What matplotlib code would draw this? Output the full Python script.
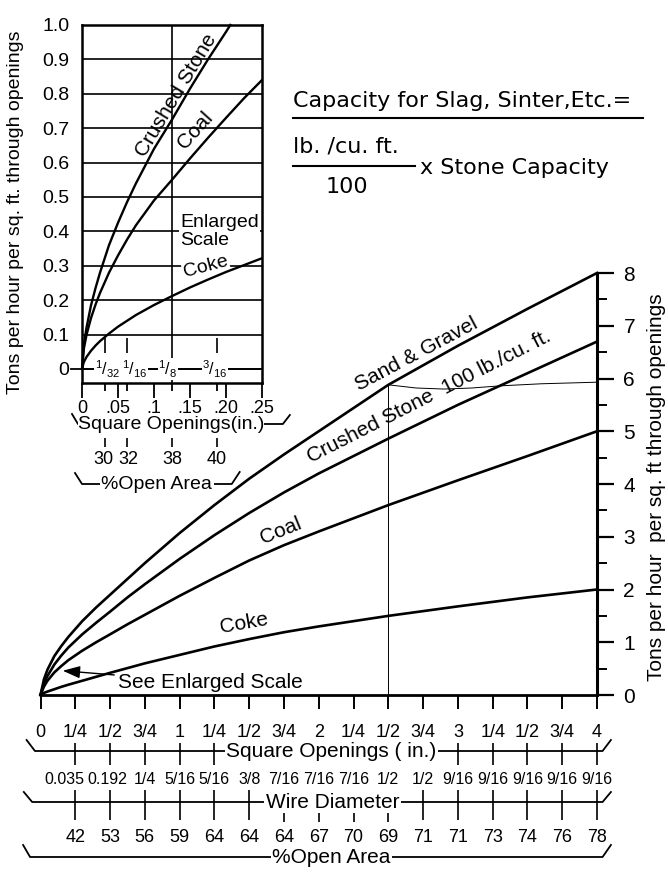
import numpy as np
import matplotlib
matplotlib.use('Agg')
import matplotlib.pyplot as plt
from matplotlib.lines import Line2D
from matplotlib.transforms import blended_transform_factory as blend

W, H = 668, 872
REG = ['Liberation Sans', 'DejaVu Sans']
WIDE = ['DejaVu Sans']
plt.rcParams['font.family'] = REG
plt.rcParams['mathtext.fontset'] = 'custom'
plt.rcParams['mathtext.rm'] = 'Liberation Sans'
plt.rcParams['mathtext.it'] = 'Liberation Sans'

# ---- main chart: tons/hr per sq ft vs square opening (in.) ----
opening = [0, 0.025, 0.05, 0.1, 0.15, 0.2, 0.3, 0.4, 0.5, 0.625, 0.75, 1, 1.25, 1.5, 1.75, 2, 2.5, 3, 3.5, 4]
sand_gravel = [0, 0.3, 0.48, 0.74, 0.93, 1.1, 1.4, 1.66, 1.9, 2.2, 2.5, 3.07, 3.6, 4.1, 4.56, 5.0, 5.88, 6.62, 7.32, 8.0]
crushed_stone = [0, 0.22, 0.36, 0.58, 0.75, 0.9, 1.15, 1.37, 1.58, 1.85, 2.1, 2.58, 3.03, 3.45, 3.84, 4.2, 4.86, 5.5, 6.1, 6.7]
coal = [0, 0.16, 0.27, 0.43, 0.55, 0.66, 0.84, 1.0, 1.15, 1.34, 1.52, 1.88, 2.22, 2.55, 2.84, 3.1, 3.6, 4.07, 4.53, 5.0]
coke = [0, 0.04, 0.065, 0.11, 0.155, 0.195, 0.27, 0.345, 0.42, 0.51, 0.6, 0.76, 0.92, 1.06, 1.19, 1.3, 1.5, 1.68, 1.85, 2.0]

open_ticks = [0, 0.25, 0.5, 0.75, 1, 1.25, 1.5, 1.75, 2, 2.25, 2.5, 2.75, 3, 3.25, 3.5, 3.75, 4]
open_labels = ['0', '1/4', '1/2', '3/4', '1', '1/4', '1/2', '3/4', '2',
               '1/4', '1/2', '3/4', '3', '1/4', '1/2', '3/4', '4']
wire_diam = ['0.035', '0.192', '1/4', '5/16', '5/16', '3/8', '7/16', '7/16',
             '7/16', '1/2', '1/2', '9/16', '9/16', '9/16', '9/16', '9/16']
open_area = [42, 53, 56, 59, 64, 64, 64, 67, 70, 69, 71, 71, 73, 74, 76, 78]

# hand-drawn reading guide at 2 1/2 in.
guide_x = [2.5, 2.7, 2.9, 3.1, 3.3, 3.6, 4.0]
guide_y = [5.88, 5.82, 5.8, 5.82, 5.86, 5.9, 5.93]

# ---- enlarged scale inset ----
in_x = [0, 0.0025, 0.00625, 0.0125, 0.01875, 0.025, 0.0375, 0.05, 0.0625, 0.075,
        0.1, 0.125, 0.15, 0.175, 0.2, 0.225, 0.25]
in_stone_x = [0, 0.0025, 0.00625, 0.0125, 0.01875, 0.025, 0.0375, 0.05, 0.0625, 0.075,
              0.1, 0.125, 0.15, 0.175, 0.2, 0.206]
in_stone = [0, 0.07, 0.12, 0.185, 0.235, 0.28, 0.36, 0.425, 0.485, 0.54,
            0.64, 0.725, 0.815, 0.9, 0.98, 1.0]
in_coal = [0, 0.058, 0.099, 0.148, 0.187, 0.221, 0.28, 0.33, 0.376, 0.418,
           0.49, 0.55, 0.612, 0.672, 0.73, 0.787, 0.84]
in_coke = [0, 0.02, 0.035, 0.053, 0.068, 0.081, 0.103, 0.123, 0.14, 0.157,
           0.186, 0.212, 0.237, 0.26, 0.282, 0.302, 0.322]
in_ticks = [0, 0.05, 0.1, 0.15, 0.2, 0.25]
in_tick_labels = ['0', '.05', '.1', '.15', '.20', '.25']
in_frac_pos = [1 / 32, 1 / 16, 1 / 8, 3 / 16]
in_frac_labels = [r'$^{1}/_{32}$', r'$^{1}/_{16}$', r'$^{1}/_{8}$', r'$^{3}/_{16}$']
in_open_area = [30, 32, 38, 40]

fig = plt.figure(figsize=(W / 100, H / 100), dpi=100)
fx = lambda px: px / W
fy = lambda py: 1 - py / H
K = 'black'


def bracket(axis, x0, x1, ypx, dx0, dx1, up0, up1):
    t = blend(axis.transData, fig.transFigure)
    axis.add_line(Line2D([x0 - dx0, x0, x1, x1 + dx1],
                         [fy(ypx - up0), fy(ypx), fy(ypx), fy(ypx - up1)],
                         transform=t, color=K, lw=1.3, clip_on=False))


def row_text(axis, x, ypx, s, pad=1.0, **kw):
    t = blend(axis.transData, fig.transFigure)
    axis.text(x, fy(ypx), s, transform=t, ha='center', va='center',
              bbox=dict(fc='white', ec='none', pad=pad), **kw)


# ═══ main chart ═══
ax = fig.add_axes([fx(40.5), fy(695), (597 - 40.5) / W, (695 - 273) / H])
ax.set_facecolor('none')
ax.set_xlim(0, 4)
ax.set_ylim(0, 8)
for s in ('left', 'top'):
    ax.spines[s].set_visible(False)
ax.spines['bottom'].set_linewidth(2)
ax.spines['right'].set_linewidth(2.2)
ax.yaxis.tick_right()
ax.yaxis.set_label_position('right')
ax.set_yticks(range(9))
ax.set_yticks(np.arange(0.5, 8, 1), minor=True)
ax.tick_params(axis='y', which='major', length=12, width=1.6, pad=7, labelsize=15)
ax.tick_params(axis='y', which='minor', length=7, width=1.4)
ax.set_xticks(open_ticks, open_labels)
ax.tick_params(axis='x', length=10, width=1.4, pad=11, labelsize=13)
ax.set_ylabel('Tons per hour  per sq. ft through openings', fontsize=15)
ax.yaxis.set_label_coords((647 - 40.5) / 556.5, (695 - 487) / 422)

for ys in (sand_gravel, crushed_stone, coal, coke):
    ax.plot(opening, ys, color=K, lw=1.9, clip_on=False, zorder=3)
ax.vlines(guide_x[0], 0, guide_y[0], color=K, lw=0.7)
ax.plot(guide_x, guide_y, color=K, lw=0.7)

ax.text(2.70, 6.46, 'Sand & Gravel', rotation=28, ha='center', va='center', fontsize=15)
ax.text(2.79, 5.66, 'Crushed Stone  100 lb./cu. ft.', rotation=27, ha='center', va='center', fontsize=15)
ax.text(1.73, 3.11, 'Coal', rotation=22, ha='center', va='center', fontsize=15)
ax.text(1.46, 1.35, 'Coke', rotation=10, ha='center', va='center', fontsize=15)
ax.annotate('See Enlarged Scale', xy=(0.16, 0.46), xytext=(0.56, 0.23),
            ha='left', va='center', fontsize=15,
            arrowprops=dict(arrowstyle='-|>,head_length=0.7,head_width=0.25',
                            color=K, lw=1, shrinkA=1, shrinkB=0))

# scales under the main chart
tm = blend(ax.transData, fig.transFigure)
bracket(ax, -0.04, 4.04, 751, 0.06, 0.06, 11, 11)
ax.vlines([0.25, 0.5, 0.75, 1, 1.25, 3, 3.25, 3.5, 3.75, 4], fy(765), fy(743),
          transform=tm, color=K, lw=1.2, clip_on=False)
row_text(ax, 2.09, 751, 'Square Openings ( in.)', fontsize=15)
wire_shift = [-0.08, -0.02] + [0] * 14
for x, dx, s in zip(open_ticks[1:], wire_shift, wire_diam):
    ax.text(x + dx, fy(779), s, transform=tm, ha='center', va='center', fontsize=11.5)

bracket(ax, -0.06, 4.04, 802, 0.06, 0.06, 10, 10)
ax.vlines([0.25, 0.5, 0.75, 1, 1.25, 1.5, 2.75, 3, 3.25, 3.5, 3.75, 4], fy(820), fy(790),
          transform=tm, color=K, lw=1.2, clip_on=False)
ax.vlines([1.75, 2, 2.25, 2.5], fy(822), fy(812), transform=tm, color=K, lw=1.2, clip_on=False)
row_text(ax, 2.1, 802, 'Wire Diameter', fontsize=15)
for x, v in zip(open_ticks[1:], open_area):
    ax.text(x, fy(837), str(v), transform=tm, ha='center', va='center', fontsize=13)

bracket(ax, -0.075, 4.04, 857, 0.05, 0.06, 12, 12)
row_text(ax, 2.09, 857, '%Open Area', fontsize=15)

# ═══ enlarged scale inset ═══
axin = fig.add_axes([fx(82), fy(383), 180 / W, (383 - 25) / H])
axin.set_xlim(0, 0.25)
axin.set_ylim(-0.0407, 1.0)
for s in axin.spines.values():
    s.set_linewidth(1.8)
axin.set_yticks(np.round(np.arange(0, 1.01, 0.1), 1),
                ['0', '0.1', '0.2', '0.3', '0.4', '0.5', '0.6', '0.7', '0.8', '0.9', '1.0'])
axin.tick_params(axis='y', length=0, pad=9, labelsize=14)
axin.grid(axis='y', color=K, lw=1.2, zorder=1)
axin.axvline(1 / 8, color=K, lw=1.2, zorder=1)
axin.plot([-0.015, 0.25], [0, 0], color=K, lw=1.3, clip_on=False, zorder=1)
axin.set_xticks(in_ticks, in_tick_labels)
axin.set_xticks(in_frac_pos, minor=True)
axin.tick_params(axis='x', which='major', length=11, width=1.3, pad=1, labelsize=13)
axin.tick_params(axis='x', which='minor', length=6, width=1.3)
axin.set_ylabel('Tons per hour per sq. ft. through openings', fontsize=14)
axin.yaxis.set_label_coords((24 - 82) / 180, (383 - 212) / 358)

axin.plot(in_stone_x, in_stone, color=K, lw=1.7, zorder=3, clip_on=False)
axin.plot(in_x, in_coal, color=K, lw=1.7, zorder=3)
axin.plot(in_x, in_coke, color=K, lw=1.7, zorder=3)

axin.vlines([1 / 32, 1 / 16, 3 / 16], 0.0465, 0.09, color=K, lw=1.2)
frac_shift = [0.004, 0.0105, -0.0056, -0.003]
for x, dx, s in zip(in_frac_pos, frac_shift, in_frac_labels):
    axin.text(x + dx, 0, s, ha='center', va='center', fontsize=11.5, zorder=2,
              bbox=dict(fc='white', ec='none', pad=0.3))

axin.text(0.1315, 0.797, 'Crushed Stone', rotation=59, ha='center', va='center', fontsize=15, zorder=2)
axin.text(0.157, 0.695, 'Coal', rotation=48, ha='center', va='center', fontsize=15, zorder=2)
axin.text(0.136, 0.40, 'Enlarged\nScale', ha='left', va='center', fontsize=14, zorder=2,
          linespacing=1.1, bbox=dict(fc='white', ec='none', pad=1))
axin.text(0.172, 0.2965, 'Coke', rotation=15, ha='center', va='center', fontsize=14, zorder=2,
          bbox=dict(fc='white', ec='none', pad=0.5))

ti = blend(axin.transData, fig.transFigure)
bracket(axin, -0.0056, 0.279, 424, 0.0083, 0.0097, 10, 9)
row_text(axin, 0.1236, 424, 'Square Openings(in.)', pad=0.2, fontsize=14)
axin.vlines(in_frac_pos, fy(447), fy(438), transform=ti, color=K, lw=1.2, clip_on=False)
open_shift = [-0.002, 0.0015, 0, 0]
for x, dx, v in zip(in_frac_pos, open_shift, in_open_area):
    axin.text(x + dx, fy(460), str(v), transform=ti, ha='center', va='center', fontsize=13)
bracket(axin, 0, 0.208, 484, 0.0097, 0.011, 11, 12)
row_text(axin, 0.104, 484, '%Open Area', fontsize=14)

# ═══ conversion note ═══
fig.text(fx(293), fy(101), 'Capacity for Slag, Sinter,Etc.=', ha='left', va='center', fontsize=16, family=WIDE)
fig.add_artist(Line2D([fx(293), fx(643)], [fy(118), fy(118)], color=K, lw=1.5))
fig.text(fx(293), fy(146), 'lb. /cu. ft.', ha='left', va='center', fontsize=16, family=WIDE)
fig.add_artist(Line2D([fx(293), fx(415)], [fy(166), fy(166)], color=K, lw=1.5))
fig.text(fx(347), fy(187), '100', ha='center', va='center', fontsize=16, family=WIDE)
fig.text(fx(420), fy(168), 'x Stone Capacity', ha='left', va='center', fontsize=16, family=WIDE)

fig.savefig('out.png', dpi=100, facecolor='white')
═══
Repeat exactly and only the lines from the start of the data above through the line that holds "from matplotlib.transforms import", inclusive. Pictures do not belong in the copy.

What matplotlib code would draw this? Output the full Python script.
import numpy as np
import matplotlib
matplotlib.use('Agg')
import matplotlib.pyplot as plt
from matplotlib.lines import Line2D
from matplotlib.transforms import blended_transform_factory as blend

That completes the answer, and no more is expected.